# [Data listing]

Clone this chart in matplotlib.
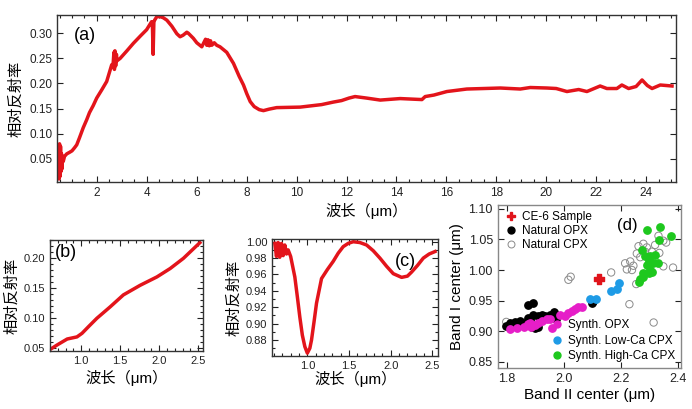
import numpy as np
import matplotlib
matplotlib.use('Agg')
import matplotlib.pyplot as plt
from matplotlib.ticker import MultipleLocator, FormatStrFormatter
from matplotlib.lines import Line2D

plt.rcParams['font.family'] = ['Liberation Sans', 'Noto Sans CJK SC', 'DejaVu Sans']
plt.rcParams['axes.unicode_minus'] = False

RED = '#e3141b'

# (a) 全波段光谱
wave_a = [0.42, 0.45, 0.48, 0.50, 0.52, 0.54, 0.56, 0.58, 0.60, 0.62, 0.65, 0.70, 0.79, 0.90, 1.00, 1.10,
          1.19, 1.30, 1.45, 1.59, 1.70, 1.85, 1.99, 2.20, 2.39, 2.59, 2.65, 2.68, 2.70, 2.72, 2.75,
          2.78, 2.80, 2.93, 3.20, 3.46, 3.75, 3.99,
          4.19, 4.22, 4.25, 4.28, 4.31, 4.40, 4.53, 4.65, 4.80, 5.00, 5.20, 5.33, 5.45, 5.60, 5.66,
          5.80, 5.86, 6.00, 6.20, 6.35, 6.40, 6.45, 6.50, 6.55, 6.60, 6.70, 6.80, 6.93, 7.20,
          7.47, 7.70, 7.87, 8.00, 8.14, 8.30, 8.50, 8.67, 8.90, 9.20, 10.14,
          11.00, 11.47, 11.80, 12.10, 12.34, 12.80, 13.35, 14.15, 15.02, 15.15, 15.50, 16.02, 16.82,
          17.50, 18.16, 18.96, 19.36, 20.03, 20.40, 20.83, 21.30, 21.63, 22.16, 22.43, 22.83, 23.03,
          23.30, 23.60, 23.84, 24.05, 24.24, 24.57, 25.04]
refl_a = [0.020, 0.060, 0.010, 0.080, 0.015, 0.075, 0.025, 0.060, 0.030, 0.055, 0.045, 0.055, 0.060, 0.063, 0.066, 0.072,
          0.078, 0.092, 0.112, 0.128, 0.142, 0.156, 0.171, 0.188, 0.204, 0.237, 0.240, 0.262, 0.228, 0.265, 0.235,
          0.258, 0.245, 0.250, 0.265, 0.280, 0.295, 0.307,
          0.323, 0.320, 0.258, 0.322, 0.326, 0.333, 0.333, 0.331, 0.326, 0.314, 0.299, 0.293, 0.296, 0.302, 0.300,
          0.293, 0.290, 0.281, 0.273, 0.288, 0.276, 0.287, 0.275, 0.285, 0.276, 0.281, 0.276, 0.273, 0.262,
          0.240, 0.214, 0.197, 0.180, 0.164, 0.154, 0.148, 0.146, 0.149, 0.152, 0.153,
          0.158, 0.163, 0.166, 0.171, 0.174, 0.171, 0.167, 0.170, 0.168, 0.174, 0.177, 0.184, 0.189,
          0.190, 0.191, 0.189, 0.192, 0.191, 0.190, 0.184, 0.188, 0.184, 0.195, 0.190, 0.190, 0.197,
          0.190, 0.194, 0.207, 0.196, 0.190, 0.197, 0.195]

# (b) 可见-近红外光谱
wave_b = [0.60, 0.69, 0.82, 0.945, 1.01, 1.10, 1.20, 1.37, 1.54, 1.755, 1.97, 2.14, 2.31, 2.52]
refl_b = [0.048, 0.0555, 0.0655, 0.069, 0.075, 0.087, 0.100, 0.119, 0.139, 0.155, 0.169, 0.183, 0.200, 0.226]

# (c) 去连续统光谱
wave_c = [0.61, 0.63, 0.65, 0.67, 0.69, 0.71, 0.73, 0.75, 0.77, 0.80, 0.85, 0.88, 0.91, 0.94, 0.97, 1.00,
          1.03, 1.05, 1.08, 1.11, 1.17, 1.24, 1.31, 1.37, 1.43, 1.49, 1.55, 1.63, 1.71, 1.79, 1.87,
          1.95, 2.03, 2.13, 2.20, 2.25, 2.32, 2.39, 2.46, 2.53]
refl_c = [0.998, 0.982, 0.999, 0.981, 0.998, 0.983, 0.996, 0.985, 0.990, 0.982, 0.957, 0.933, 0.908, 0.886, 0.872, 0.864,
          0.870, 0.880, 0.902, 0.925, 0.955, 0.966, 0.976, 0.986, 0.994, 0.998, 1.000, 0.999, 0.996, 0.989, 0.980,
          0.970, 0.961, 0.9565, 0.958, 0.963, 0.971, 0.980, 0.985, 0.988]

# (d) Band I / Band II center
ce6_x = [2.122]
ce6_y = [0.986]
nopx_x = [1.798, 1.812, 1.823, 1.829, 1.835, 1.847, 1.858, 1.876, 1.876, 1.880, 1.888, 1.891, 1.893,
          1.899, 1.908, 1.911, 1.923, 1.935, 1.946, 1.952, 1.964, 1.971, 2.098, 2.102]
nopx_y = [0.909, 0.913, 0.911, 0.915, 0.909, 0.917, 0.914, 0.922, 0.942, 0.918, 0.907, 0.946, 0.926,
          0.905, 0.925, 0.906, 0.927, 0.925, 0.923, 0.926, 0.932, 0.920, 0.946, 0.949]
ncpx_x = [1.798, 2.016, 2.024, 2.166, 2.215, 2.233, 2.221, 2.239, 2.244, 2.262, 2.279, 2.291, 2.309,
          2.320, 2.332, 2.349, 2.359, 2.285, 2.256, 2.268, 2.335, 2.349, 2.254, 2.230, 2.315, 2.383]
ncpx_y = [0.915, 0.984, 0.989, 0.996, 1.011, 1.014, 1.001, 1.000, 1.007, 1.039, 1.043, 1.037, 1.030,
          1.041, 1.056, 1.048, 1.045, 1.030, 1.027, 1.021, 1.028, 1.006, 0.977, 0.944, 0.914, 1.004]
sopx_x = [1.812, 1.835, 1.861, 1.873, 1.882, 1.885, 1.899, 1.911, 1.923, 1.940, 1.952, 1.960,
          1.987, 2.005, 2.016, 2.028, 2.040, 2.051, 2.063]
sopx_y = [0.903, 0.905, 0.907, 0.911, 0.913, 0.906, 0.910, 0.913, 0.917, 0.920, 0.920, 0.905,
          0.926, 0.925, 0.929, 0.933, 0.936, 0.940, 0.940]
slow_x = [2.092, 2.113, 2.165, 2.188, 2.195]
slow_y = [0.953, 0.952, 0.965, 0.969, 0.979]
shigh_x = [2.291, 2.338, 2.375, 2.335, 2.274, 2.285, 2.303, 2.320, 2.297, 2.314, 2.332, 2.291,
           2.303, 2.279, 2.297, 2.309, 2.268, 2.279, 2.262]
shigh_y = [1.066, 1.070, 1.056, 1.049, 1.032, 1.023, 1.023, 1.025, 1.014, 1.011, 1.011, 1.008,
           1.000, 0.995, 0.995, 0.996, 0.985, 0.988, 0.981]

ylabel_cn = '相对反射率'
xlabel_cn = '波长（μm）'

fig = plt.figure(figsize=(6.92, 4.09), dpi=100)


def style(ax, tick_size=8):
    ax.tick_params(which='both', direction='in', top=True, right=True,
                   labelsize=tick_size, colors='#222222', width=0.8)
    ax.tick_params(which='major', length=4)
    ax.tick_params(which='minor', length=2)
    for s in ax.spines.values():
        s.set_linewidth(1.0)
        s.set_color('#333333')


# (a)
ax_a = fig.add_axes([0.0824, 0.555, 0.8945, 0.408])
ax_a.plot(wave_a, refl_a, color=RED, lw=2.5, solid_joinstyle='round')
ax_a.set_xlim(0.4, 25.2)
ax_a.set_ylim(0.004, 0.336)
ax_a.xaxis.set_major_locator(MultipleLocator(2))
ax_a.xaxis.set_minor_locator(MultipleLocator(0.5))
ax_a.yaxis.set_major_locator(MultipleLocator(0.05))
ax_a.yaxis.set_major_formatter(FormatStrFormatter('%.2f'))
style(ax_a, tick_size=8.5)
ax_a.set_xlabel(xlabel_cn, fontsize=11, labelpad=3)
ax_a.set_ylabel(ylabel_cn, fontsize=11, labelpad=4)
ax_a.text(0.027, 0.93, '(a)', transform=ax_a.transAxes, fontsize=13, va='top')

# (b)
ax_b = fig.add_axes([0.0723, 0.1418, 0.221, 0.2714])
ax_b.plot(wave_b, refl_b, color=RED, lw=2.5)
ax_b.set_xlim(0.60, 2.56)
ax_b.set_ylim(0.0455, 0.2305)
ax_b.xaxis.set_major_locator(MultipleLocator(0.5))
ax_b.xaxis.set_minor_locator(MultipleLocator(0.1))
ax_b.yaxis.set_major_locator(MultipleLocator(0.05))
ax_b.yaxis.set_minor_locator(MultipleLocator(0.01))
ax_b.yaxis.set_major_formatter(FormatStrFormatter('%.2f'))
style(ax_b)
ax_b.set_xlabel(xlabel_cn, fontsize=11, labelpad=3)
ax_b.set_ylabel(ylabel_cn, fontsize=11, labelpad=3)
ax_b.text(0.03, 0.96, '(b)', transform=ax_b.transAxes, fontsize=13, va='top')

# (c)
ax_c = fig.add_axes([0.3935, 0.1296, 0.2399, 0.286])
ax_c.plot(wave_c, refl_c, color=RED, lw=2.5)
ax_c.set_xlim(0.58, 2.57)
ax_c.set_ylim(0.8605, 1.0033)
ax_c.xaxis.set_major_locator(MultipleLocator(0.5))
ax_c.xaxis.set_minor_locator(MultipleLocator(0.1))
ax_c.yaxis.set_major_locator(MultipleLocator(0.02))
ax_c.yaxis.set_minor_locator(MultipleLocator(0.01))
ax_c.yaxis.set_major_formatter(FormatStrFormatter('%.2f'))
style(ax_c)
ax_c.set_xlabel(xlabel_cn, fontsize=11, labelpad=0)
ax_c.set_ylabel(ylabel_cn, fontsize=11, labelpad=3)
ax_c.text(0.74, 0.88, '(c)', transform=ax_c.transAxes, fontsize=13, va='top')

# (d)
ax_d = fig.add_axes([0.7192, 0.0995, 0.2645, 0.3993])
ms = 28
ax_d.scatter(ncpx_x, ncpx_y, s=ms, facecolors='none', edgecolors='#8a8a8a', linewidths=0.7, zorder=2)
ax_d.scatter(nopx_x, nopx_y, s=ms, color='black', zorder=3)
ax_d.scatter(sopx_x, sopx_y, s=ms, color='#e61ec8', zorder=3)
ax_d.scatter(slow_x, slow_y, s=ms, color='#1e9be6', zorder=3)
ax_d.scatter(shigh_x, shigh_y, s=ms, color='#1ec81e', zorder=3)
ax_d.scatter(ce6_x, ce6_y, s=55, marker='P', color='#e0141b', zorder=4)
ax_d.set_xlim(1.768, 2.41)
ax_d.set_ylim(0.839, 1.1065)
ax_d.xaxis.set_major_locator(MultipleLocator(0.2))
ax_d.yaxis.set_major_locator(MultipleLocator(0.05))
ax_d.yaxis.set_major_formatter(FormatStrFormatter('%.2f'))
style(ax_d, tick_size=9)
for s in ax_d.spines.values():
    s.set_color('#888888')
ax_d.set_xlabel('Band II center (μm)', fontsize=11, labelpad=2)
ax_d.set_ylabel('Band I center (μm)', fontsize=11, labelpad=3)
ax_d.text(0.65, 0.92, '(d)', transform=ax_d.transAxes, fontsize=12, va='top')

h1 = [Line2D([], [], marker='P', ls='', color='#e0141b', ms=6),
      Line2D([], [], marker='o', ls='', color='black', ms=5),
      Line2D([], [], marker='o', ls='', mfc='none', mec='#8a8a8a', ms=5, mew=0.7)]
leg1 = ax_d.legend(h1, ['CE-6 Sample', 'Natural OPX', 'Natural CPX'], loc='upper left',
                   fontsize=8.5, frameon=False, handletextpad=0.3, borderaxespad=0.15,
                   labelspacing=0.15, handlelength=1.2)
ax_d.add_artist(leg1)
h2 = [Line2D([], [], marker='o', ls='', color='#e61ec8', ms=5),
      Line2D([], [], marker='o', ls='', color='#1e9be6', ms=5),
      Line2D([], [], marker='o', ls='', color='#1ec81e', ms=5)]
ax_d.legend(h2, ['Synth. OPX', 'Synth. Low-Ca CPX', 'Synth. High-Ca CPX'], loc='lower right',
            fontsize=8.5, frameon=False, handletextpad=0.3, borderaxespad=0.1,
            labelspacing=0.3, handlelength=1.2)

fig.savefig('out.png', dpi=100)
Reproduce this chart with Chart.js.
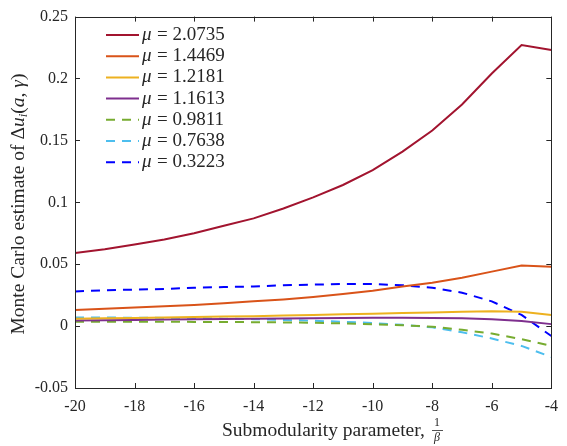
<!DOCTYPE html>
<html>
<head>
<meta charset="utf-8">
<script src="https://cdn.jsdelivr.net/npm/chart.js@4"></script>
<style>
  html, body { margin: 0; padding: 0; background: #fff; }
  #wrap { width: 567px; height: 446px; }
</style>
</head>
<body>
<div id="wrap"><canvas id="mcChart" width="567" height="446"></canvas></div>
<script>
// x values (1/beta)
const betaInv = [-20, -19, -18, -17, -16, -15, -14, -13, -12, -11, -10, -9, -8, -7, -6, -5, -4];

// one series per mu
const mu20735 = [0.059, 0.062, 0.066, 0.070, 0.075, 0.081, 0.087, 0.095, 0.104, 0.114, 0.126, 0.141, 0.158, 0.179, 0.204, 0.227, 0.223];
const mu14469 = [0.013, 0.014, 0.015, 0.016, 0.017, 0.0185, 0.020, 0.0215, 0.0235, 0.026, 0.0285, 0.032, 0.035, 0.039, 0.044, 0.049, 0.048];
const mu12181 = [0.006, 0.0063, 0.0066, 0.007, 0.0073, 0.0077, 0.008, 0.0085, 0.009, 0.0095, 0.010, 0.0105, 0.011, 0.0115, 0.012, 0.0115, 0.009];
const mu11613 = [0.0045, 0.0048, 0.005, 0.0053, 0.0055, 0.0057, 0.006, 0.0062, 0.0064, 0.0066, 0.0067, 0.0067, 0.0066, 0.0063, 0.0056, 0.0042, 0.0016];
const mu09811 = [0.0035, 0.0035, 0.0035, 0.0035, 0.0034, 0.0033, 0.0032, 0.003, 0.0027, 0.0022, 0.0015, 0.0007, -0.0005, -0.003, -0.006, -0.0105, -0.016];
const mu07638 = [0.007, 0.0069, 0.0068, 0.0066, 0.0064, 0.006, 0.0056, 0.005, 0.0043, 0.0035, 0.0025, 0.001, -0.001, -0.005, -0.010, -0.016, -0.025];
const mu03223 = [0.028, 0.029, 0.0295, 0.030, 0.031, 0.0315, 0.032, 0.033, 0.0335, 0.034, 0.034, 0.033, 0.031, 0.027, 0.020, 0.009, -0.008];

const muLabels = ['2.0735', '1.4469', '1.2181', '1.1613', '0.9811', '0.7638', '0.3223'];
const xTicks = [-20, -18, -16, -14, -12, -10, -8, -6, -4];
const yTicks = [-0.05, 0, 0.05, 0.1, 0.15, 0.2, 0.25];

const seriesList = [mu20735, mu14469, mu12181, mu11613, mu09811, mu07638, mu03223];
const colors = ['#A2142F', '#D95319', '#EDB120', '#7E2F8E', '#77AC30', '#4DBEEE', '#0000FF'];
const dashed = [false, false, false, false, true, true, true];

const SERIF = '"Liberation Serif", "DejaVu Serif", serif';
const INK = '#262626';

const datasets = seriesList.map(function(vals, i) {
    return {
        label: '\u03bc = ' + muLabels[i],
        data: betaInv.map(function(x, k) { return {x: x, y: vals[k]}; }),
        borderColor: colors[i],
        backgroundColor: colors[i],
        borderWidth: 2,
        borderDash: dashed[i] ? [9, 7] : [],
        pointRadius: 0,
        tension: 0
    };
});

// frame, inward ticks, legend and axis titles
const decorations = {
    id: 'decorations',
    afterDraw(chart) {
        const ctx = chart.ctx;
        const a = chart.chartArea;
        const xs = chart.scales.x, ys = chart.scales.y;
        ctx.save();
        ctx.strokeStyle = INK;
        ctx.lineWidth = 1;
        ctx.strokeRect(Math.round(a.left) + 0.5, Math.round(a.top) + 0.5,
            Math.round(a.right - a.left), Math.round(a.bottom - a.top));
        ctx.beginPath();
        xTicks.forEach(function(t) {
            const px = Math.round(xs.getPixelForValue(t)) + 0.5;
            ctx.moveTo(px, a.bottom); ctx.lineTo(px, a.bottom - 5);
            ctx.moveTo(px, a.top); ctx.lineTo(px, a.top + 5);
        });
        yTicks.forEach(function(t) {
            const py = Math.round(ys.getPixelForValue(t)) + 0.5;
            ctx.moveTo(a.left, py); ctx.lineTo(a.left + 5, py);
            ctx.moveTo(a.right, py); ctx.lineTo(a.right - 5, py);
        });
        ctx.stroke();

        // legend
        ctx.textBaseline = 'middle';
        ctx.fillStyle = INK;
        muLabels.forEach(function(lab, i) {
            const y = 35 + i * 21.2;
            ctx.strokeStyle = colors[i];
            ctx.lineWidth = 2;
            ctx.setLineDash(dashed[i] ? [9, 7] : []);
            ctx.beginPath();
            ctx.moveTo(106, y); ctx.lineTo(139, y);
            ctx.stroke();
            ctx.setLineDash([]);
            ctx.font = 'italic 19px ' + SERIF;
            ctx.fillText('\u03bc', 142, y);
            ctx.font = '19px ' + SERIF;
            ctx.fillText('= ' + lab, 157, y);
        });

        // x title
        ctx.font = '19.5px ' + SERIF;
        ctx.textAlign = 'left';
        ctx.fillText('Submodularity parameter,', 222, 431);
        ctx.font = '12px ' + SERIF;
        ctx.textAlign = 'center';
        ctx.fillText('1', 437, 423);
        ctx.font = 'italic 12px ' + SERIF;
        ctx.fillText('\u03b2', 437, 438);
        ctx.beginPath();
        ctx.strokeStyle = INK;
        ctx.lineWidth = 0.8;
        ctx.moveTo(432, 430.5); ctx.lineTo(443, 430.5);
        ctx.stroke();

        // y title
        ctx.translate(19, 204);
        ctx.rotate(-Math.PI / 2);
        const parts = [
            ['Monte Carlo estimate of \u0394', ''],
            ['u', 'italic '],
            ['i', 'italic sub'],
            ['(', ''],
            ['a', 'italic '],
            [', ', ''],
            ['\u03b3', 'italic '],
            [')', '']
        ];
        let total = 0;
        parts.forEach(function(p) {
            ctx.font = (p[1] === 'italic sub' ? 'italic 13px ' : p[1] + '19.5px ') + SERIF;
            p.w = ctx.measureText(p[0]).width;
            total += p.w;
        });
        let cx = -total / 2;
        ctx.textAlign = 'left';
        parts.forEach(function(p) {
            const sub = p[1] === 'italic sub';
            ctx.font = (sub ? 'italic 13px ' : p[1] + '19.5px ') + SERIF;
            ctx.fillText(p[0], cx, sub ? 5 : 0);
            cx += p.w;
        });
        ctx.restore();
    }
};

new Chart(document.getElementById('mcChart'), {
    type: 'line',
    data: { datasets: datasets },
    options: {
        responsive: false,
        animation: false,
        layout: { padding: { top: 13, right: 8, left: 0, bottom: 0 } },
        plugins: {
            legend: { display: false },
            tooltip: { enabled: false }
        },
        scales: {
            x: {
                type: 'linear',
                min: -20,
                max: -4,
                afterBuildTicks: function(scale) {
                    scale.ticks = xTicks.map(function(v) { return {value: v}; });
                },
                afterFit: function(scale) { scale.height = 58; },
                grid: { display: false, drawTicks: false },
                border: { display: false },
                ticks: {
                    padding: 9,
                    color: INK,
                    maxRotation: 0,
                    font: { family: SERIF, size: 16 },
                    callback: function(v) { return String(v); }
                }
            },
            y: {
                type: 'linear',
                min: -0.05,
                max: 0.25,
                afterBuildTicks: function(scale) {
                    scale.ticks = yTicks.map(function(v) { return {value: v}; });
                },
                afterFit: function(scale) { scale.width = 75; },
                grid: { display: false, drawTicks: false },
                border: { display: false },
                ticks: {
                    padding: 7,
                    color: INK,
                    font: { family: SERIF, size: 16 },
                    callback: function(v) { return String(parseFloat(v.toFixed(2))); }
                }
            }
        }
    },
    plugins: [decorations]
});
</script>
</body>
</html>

# [Requirements]
Reproduce the data above word for word from its first line through the line that holds "RED = '#e3141b'", both ends included; skip pictures.

# [Answer to the problem]
Clone this chart in matplotlib.
import numpy as np
import matplotlib
matplotlib.use('Agg')
import matplotlib.pyplot as plt
from matplotlib.ticker import MultipleLocator, FormatStrFormatter
from matplotlib.lines import Line2D

plt.rcParams['font.family'] = ['Liberation Sans', 'Noto Sans CJK SC', 'DejaVu Sans']
plt.rcParams['axes.unicode_minus'] = False

RED = '#e3141b'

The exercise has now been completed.